In sum, Defendants’ generalized assertions and (mis)characterizations of the McFaddens’ claims fail to demonstrate *237that those state-law claims necessarily depend on questions of federal law so disputed and so substantial that they warrant wresting the state-law complaint from the state court in which it was filed. Further, because Defendants fail to meet their burden as to complete preemption and substantial question jurisdiction, and because they failed to allege diversity jurisdiction based on fraudulent joinder in their notice of removal and the circumstances here do not warrant looking the other way, they should not have been allowed to remove this case to federal court. Accordingly, the district court and this Court should have remanded this matter back to state court — a more than adequate forum in which Defendants would be free to assert their preemption and other defenses. For these reasons, I respectfully dissent.

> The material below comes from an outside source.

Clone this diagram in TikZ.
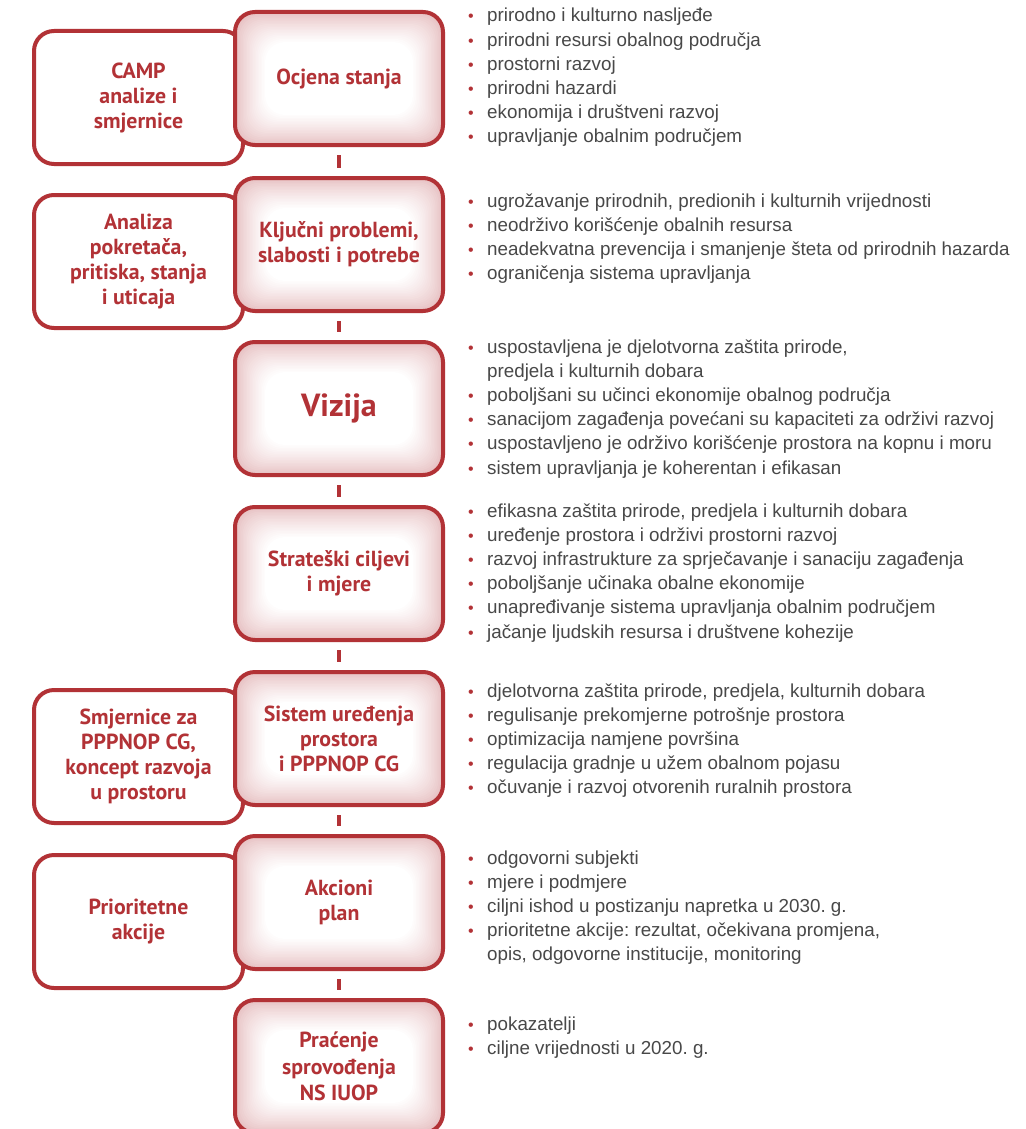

. Neither Fannie Mae nor White joined the notice of removal or filed its own removal papers. Flagstar Bank’s notice of removal simply alleges, “upon information and belief, [that] both ... consent to the removal of this action.”
. The federal question basis set forth in the notice of removal presents a thorny issue. By reaching beyond Defendants' preserved basis for removal to get to diversity jurisdiction, this Court avoids the first-impression issue of whether HOLA completely preempts state law such that it coverts exclusively state-law claims into a federal complaint.